Strategic planning, or business planning as it is often (and wrongly) referred to, is an area of one of the most significant shifts in changing views on time in business. Twenty years ago a business planner could charge $20,000 for a decent long term business plan for an SME, less for a start-up. The price dropped thousands as software for planning became more prevalent, not that the software did anywhere near as good a job. Then at about the year 2000, about the time the dot bomb bubble crowd caused a frenzy in town, the widely accepted and common long term planning horizon collapsed down from say five years, to at most two years.
My perception is that long term planning has stayed out of vogue in both the private and public sector. Short termism has emerged as the new epidemic. For example, new underground road tunnels in Sydney have a mere one or two lanes; all very shocking when multiple lanes were deemed appropriate for the future for the Sydney Harbour Bridge for which construction commenced in 1923.
For much of the 20th century long term planning used to be a standard. There’s a lot to be said for long term planning despite the current vogue for being fashionably short-sighted. In our firm we believe in proper planning before we commence contract drafting or closure of deals.
John Casella, Managing Director of Casella Wines which produces the wildly successful Yellow Tail brand believes in planning and having deep industry foresight. For Casella Wines exports account for 95% of production. Yellow Tail is the number 1 imported wine brand in the United States and holds 10.3% of the category according to ACNielsen in ‘Total US Food, Drug, Liquor‘ for the 52 weeks ending 14 February 2004. Mr Casella’s hints for success include:
- ‘Stay focused. If you’ve got a job to do then worry about that job, don’t become distracted. … Really understand the industry that you’re in, the products that you’re dealing with, your customers and the market you’re going to.’ (Wealth Creator magazine, October 2006).

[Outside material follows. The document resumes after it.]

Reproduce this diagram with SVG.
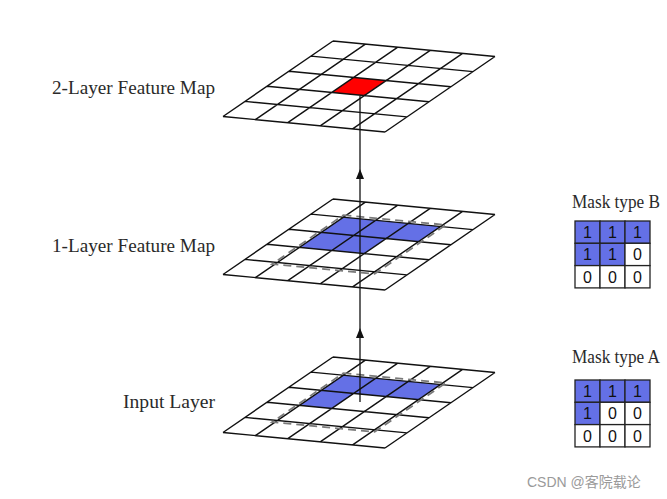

Casella’s tip for success and McAllum’s paper in the Speed @ Work book both remind me of one of my personal top 10 books of the 1990s. It is a book on long term IP and business strategy with ideas that have not dated. It is the 1994 Harvard Business School Press book titled Competing for the Future by Gary Hamel and C. K. Prahalad (both professors in business management in the United States and consultants to large corporations). Central concepts in the book are the need for businesses to use planning to develop ‘industry foresight’, to then act with ‘strategic intent’ and to focus on building ‘core competencies’. The authors support this with illustrations of numerous companies which have achieved some of this and taken a slice of the future; versus companies which have achieved all of this and made their future and in some cases their entire industry.
In our firm we apply these concepts when confronted by a client seeking commercialisation legal advice. The desire for speed is commonly expressed by clients. To this we must add that for successful decisions to be made for commercialisation it is vital to have sufficient ‘industry foresight’, with a real ‘strategic intent’ (not a half-hearted desire to put a toe in the water), and with the aim of strengthening and building the client’s ‘core competencies’.
The appropriate decision-making process is for us to work with our client to look back and look forward. A good intellectual property lawyer must not only be a good archaeologists (like most lawyers) but also a good futurist, aware of but not dominated by contemporary changing views on time.